Disfarçadas sob uma expressão que esconde sua verdadeira natureza, as OSs, organizações da sociedade civil (OSCs) e oscips e não passam de empresas privadas, que substituem a administração pública e a contratação de profissionais pelo Estado. Várias possuem histórico de investigações e processos envolvendo fraudes, desvios e outros tipos de crimes.

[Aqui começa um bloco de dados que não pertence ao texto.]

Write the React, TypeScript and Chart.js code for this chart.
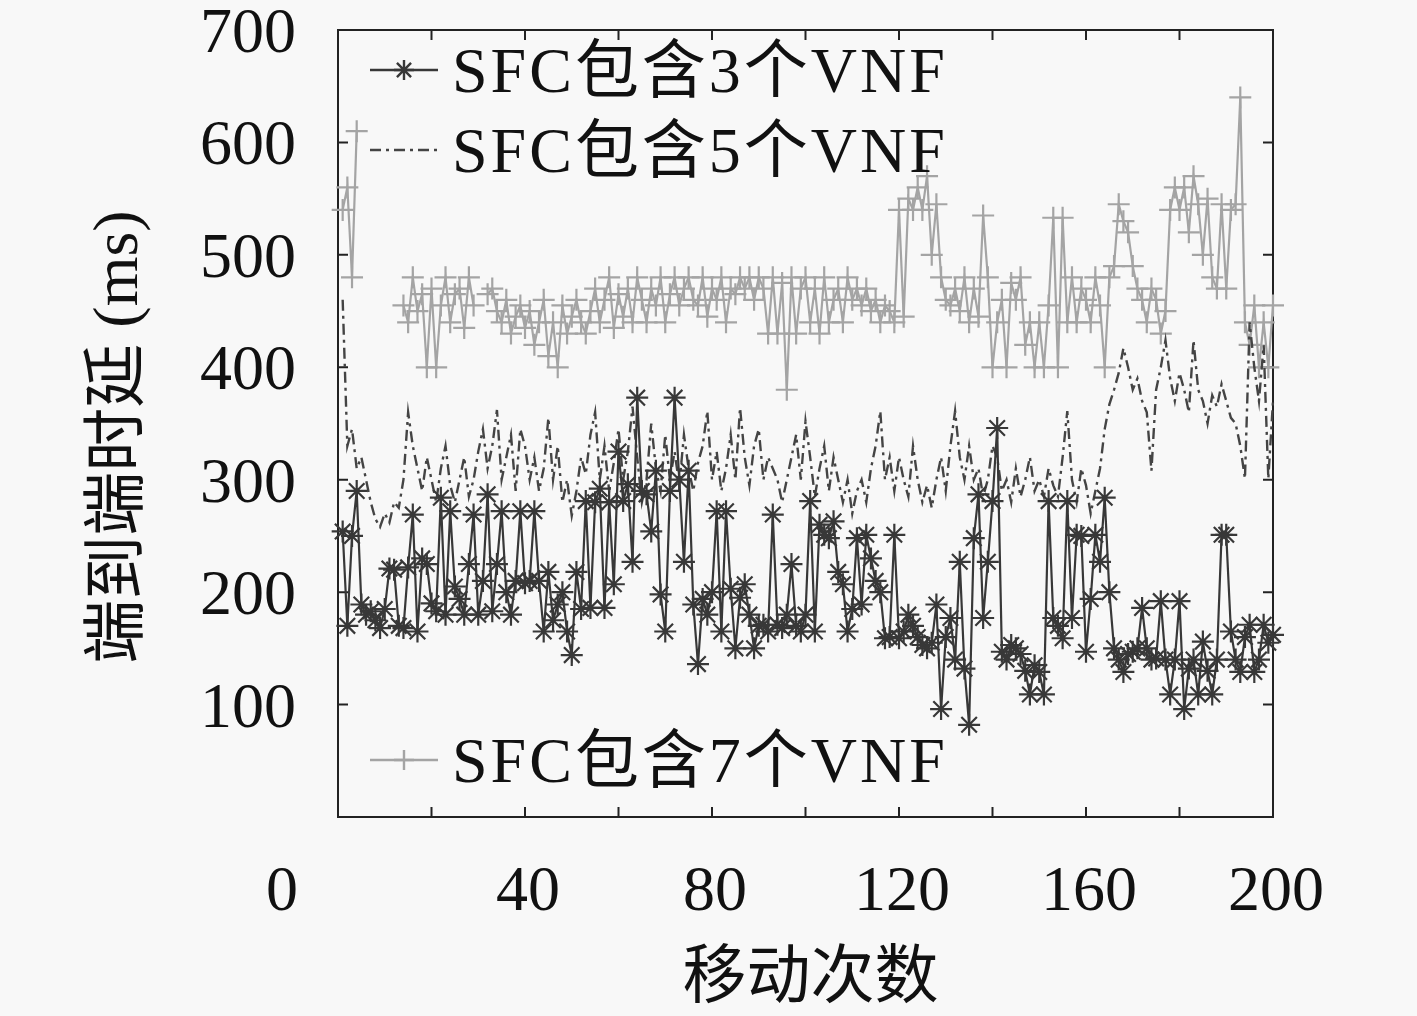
import React, { useEffect, useRef } from 'react';
import { Chart, registerables } from 'chart.js';

Chart.register(...registerables);

// 移动次数 1..200
const vnf3: number[] = [
  254, 170, 250, 290, 189, 180, 183, 175, 168, 185, 221, 220, 170, 168, 222, 269, 165, 230, 225, 190,
  183, 284, 180, 272, 205, 194, 180, 225, 269, 180, 210, 287, 183, 225, 272, 200, 180, 210, 272, 208,
  210, 272, 210, 165, 218, 175, 189, 200, 165, 144, 218, 185, 281, 186, 280, 292, 186, 280, 207, 325,
  281, 296, 227, 373, 290, 287, 254, 308, 198, 165, 290, 373, 300, 227, 308, 189, 136, 194, 180, 200,
  272, 165, 272, 203, 150, 195, 207, 180, 150, 170, 171, 165, 269, 171, 168, 180, 225, 170, 165, 180,
  281, 165, 260, 251, 248, 263, 218, 207, 165, 185, 248, 189, 251, 230, 210, 200, 159, 160, 251, 159,
  165, 180, 170, 160, 153, 150, 155, 189, 96, 160, 177, 140, 227, 132, 82, 248, 287, 177, 227, 281,
  346, 147, 140, 153, 150, 145, 130, 109, 135, 129, 109, 281, 177, 170, 159, 281, 177, 251, 250, 147,
  194, 251, 227, 284, 200, 150, 140, 129, 145, 147, 150, 186, 150, 140, 141, 192, 140, 109, 140, 192,
  96, 132, 140, 109, 156, 130, 109, 140, 251, 251, 165, 140, 129, 160, 171, 129, 140, 171, 155, 162
];

const vnf5: number[] = [
  460, 330, 345, 310, 320, 300, 280, 265, 258, 270, 262, 280, 275, 300, 360, 330, 310, 290, 320, 300,
  280, 310, 330, 295, 280, 300, 320, 285, 300, 325, 345, 310, 330, 362, 300, 320, 340, 290, 345, 330,
  300, 320, 290, 310, 355, 300, 330, 280, 300, 268, 290, 320, 305, 340, 360, 300, 330, 290, 315, 345,
  300, 325, 365, 320, 280, 300, 350, 310, 290, 340, 300, 325, 295, 340, 310, 290, 315, 330, 361, 300,
  325, 290, 310, 340, 300, 364, 320, 295, 330, 345, 300, 320, 310, 300, 280, 300, 320, 340, 300, 352,
  320, 285, 310, 330, 290, 320, 300, 280, 300, 270, 290, 300, 280, 310, 330, 361, 300, 320, 290, 320,
  300, 285, 330, 300, 280, 295, 275, 300, 320, 290, 330, 361, 320, 300, 330, 300, 310, 285, 300, 330,
  320, 290, 300, 280, 310, 285, 300, 320, 290, 300, 285, 310, 295, 285, 320, 361, 300, 280, 310, 295,
  270, 290, 310, 345, 367, 380, 395, 417, 400, 380, 390, 370, 360, 308, 380, 400, 424, 390, 370, 395,
  380, 360, 424, 380, 370, 350, 375, 365, 385, 370, 355, 350, 330, 301, 440, 400, 370, 420, 301, 370
];

const vnf7: (number | null)[] = [
  540, 560, 480, 610, null, null, null, null, null, null, null, null, null, 455, 440, 480, 450, 465, 400, 470,
  400, 455, 480, 440, 465, 470, 435, 480, 455, null, null, 465, 470, 450, 440, 460, 430, 445, 455, 435,
  450, 420, 440, 460, 410, 440, 400, 455, 430, 445, 460, 440, 430, 450, 470, 440, 460, 480, 435, 465,
  445, 470, 440, 480, 460, 440, 470, 455, 480, 440, 465, 480, 455, 470, 480, 460, 455, 480, 445, 470,
  460, 480, 440, 470, 465, 480, 470, 480, 460, 480, 470, 430, 480, 430, 475, 380, 480, 430, 470, 480,
  440, 470, 430, 480, 440, 460, 470, 440, 480, 460, 470, 455, 470, 450, 460, 440, 455, 450, 440, 540,
  445, 550, 540, 560, 540, 570, 500, 545, 480, 460, 455, 470, 450, 480, 440, 470, 445, 535, 480, 400,
  440, 460, 400, 475, 460, 480, 420, 440, 400, 440, 400, 455, 533, 400, 533, 440, 480, 440, 470, 460,
  440, 480, 455, 400, 480, 490, 545, 530, 520, 490, 470, 460, 440, 470, 460, 430, 450, 540, 560, 540,
  560, 520, 570, 545, 500, 550, 480, 470, 545, 470, 540, 545, 640, 440, 420, 455, 400, 440, 400, 455
];

const seriesNames = ['SFC包含3个VNF', 'SFC包含5个VNF', 'SFC包含7个VNF'];
const yTicks = [100, 200, 300, 400, 500, 600, 700];
const xLabelTicks = [0, 40, 80, 120, 160, 200];
const xTitle = '移动次数';
const yTitle = '端到端时延 (ms)';

const FONT = "64px 'Liberation Serif', 'Noto Sans CJK SC', serif";
const INK = '#111';
const C3 = '#383838';
const C5 = '#444444';
const C7 = '#a4a4a4';
const DASH5 = [11, 5, 3, 5];

const toPoints = (arr: (number | null)[]) => arr.map((v, i) => ({ x: i + 1, y: v }));

const drawMarker = (ctx: CanvasRenderingContext2D, kind: string, x: number, y: number, r: number) => {
  ctx.beginPath();
  ctx.moveTo(x - r, y);
  ctx.lineTo(x + r, y);
  ctx.moveTo(x, y - r);
  ctx.lineTo(x, y + r);
  if (kind === 'star') {
    const d = r * Math.SQRT1_2;
    ctx.moveTo(x - d, y - d);
    ctx.lineTo(x + d, y + d);
    ctx.moveTo(x - d, y + d);
    ctx.lineTo(x + d, y - d);
  }
  ctx.stroke();
};

const framePlugin = {
  id: 'gnuFrame',
  beforeDatasetsDraw(chart: any) {
    const { ctx, chartArea: a } = chart;
    const xs = chart.scales.x;
    const ys = chart.scales.y;
    ctx.save();
    ctx.strokeStyle = '#222';
    ctx.lineWidth = 2;
    ctx.strokeRect(a.left, a.top, a.right - a.left, a.bottom - a.top);
    ctx.beginPath();
    for (let v = 20; v < 200; v += 20) {
      const px = xs.getPixelForValue(v);
      ctx.moveTo(px, a.bottom);
      ctx.lineTo(px, a.bottom - 10);
      ctx.moveTo(px, a.top);
      ctx.lineTo(px, a.top + 10);
    }
    yTicks.forEach((v) => {
      const py = ys.getPixelForValue(v);
      ctx.moveTo(a.left, py);
      ctx.lineTo(a.left + 10, py);
      ctx.moveTo(a.right, py);
      ctx.lineTo(a.right - 10, py);
    });
    ctx.stroke();
    ctx.restore();
  },
  afterDraw(chart: any) {
    const { ctx, chartArea: a } = chart;
    const xs = chart.scales.x;
    const ys = chart.scales.y;
    ctx.save();
    ctx.fillStyle = INK;
    ctx.font = FONT;

    // y tick labels
    ctx.textAlign = 'right';
    ctx.textBaseline = 'alphabetic';
    yTicks.forEach((v) => {
      ctx.fillText(String(v), a.left - 42, ys.getPixelForValue(v) + 22);
    });

    // x tick labels (the 0 sits off to the left, as in the original)
    ctx.textAlign = 'center';
    xLabelTicks.forEach((v) => {
      let px = xs.getPixelForValue(v);
      if (v === 0) px -= 59;
      ctx.fillText(String(v), px + 3, a.bottom + 93);
    });

    // axis titles
    ctx.textBaseline = 'middle';
    ctx.fillText(xTitle, (a.left + a.right) / 2 + 5, 980);
    ctx.save();
    ctx.translate(120, 437);
    ctx.rotate(-Math.PI / 2);
    ctx.fillText(yTitle, 0, 0);
    ctx.restore();

    // legend
    const rows = [
      { y: 70, color: C3, dash: [] as number[], marker: 'star' },
      { y: 150, color: C5, dash: DASH5, marker: '' },
      { y: 760, color: C7, dash: [] as number[], marker: 'cross' }
    ];
    rows.forEach((r, i) => {
      ctx.strokeStyle = r.color;
      ctx.lineWidth = 2.4;
      ctx.setLineDash(r.dash);
      ctx.beginPath();
      ctx.moveTo(370, r.y);
      ctx.lineTo(438, r.y);
      ctx.stroke();
      ctx.setLineDash([]);
      if (r.marker) drawMarker(ctx, r.marker, 404, r.y, 10);
      ctx.fillStyle = INK;
      ctx.textAlign = 'left';
      ctx.textBaseline = 'alphabetic';
      (ctx as any).letterSpacing = '3px';
      ctx.fillText(seriesNames[i], 452, r.y + 22);
      (ctx as any).letterSpacing = '0px';
    });
    ctx.restore();
  }
};

const App: React.FC = () => {
  const canvasRef = useRef<HTMLCanvasElement>(null);
  const chartRef = useRef<Chart | null>(null);

  useEffect(() => {
    const ctx = canvasRef.current?.getContext('2d');
    if (!ctx) return;
    if (chartRef.current) chartRef.current.destroy();

    chartRef.current = new Chart(ctx, {
      type: 'line',
      data: {
        datasets: [
          {
            label: seriesNames[0],
            data: toPoints(vnf3),
            borderColor: C3,
            borderWidth: 2.2,
            pointStyle: 'star',
            pointRadius: 11,
            pointBorderColor: C3,
            pointBorderWidth: 2.2,
            pointBackgroundColor: C3,
            clip: false as any,
            order: 0
          },
          {
            label: seriesNames[1],
            data: toPoints(vnf5),
            borderColor: C5,
            borderWidth: 2.4,
            borderDash: DASH5,
            pointRadius: 0,
            clip: false as any,
            order: 1
          },
          {
            label: seriesNames[2],
            data: toPoints(vnf7),
            borderColor: C7,
            borderWidth: 2.2,
            pointStyle: 'cross',
            pointRadius: 11,
            pointBorderColor: C7,
            pointBorderWidth: 2.2,
            spanGaps: false,
            clip: false as any,
            order: 2
          }
        ]
      },
      options: {
        responsive: true,
        maintainAspectRatio: false,
        animation: false,
        layout: {
          padding: { left: 338, right: 144, top: 30, bottom: 199 }
        },
        plugins: {
          legend: { display: false },
          tooltip: { enabled: false }
        },
        scales: {
          x: { type: 'linear', min: 0, max: 200, display: false },
          y: { type: 'linear', min: 0, max: 700, display: false }
        }
      },
      plugins: [framePlugin]
    });

    return () => {
      if (chartRef.current) {
        chartRef.current.destroy();
        chartRef.current = null;
      }
    };
  }, []);

  return (
    <div
      style={{
        position: 'fixed',
        left: 0,
        top: 0,
        width: '1417px',
        height: '1016px',
        background: '#f8f8f8'
      }}
    >
      <canvas ref={canvasRef} />
    </div>
  );
};

export default App;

No setor da saúde, essas “entidades”, quando não são instrumentos para corrupção com dinheiro público, servem como puro mecanismo para a terceirização dos serviços, o que resulta invariavelmente na redução dos salários e de direitos.
Embora seja mais visível na Saúde, isso ocorre em todas as áreas da administração pública, como Educação, Cultura e Assistência Social. O saldo para a sociedade é a má qualidade do atendimento, o desmonte do SUS, das demais políticas públicas e, pior ainda: o risco às vidas.
Todos estes anos de subfinanciamento do SUS e demais serviços essenciais, de desmantelamento dos direitos sociais, de aumento da exploração, acirramento da crise social, econômica e sanitária são reflexos de um modo de produção que visa apenas obter lucros e rentabilidade para os capitais. Mercantiliza, precariza e descarta a vida humana, sobretudo dos trabalhadores. O modelo de gestão por meio das Organizações Sociais e entidades afins é uma importante peça desta lógica nefasta e por isso deve ser combatido.
Não à Terceirização e Privatização dos serviços públicos!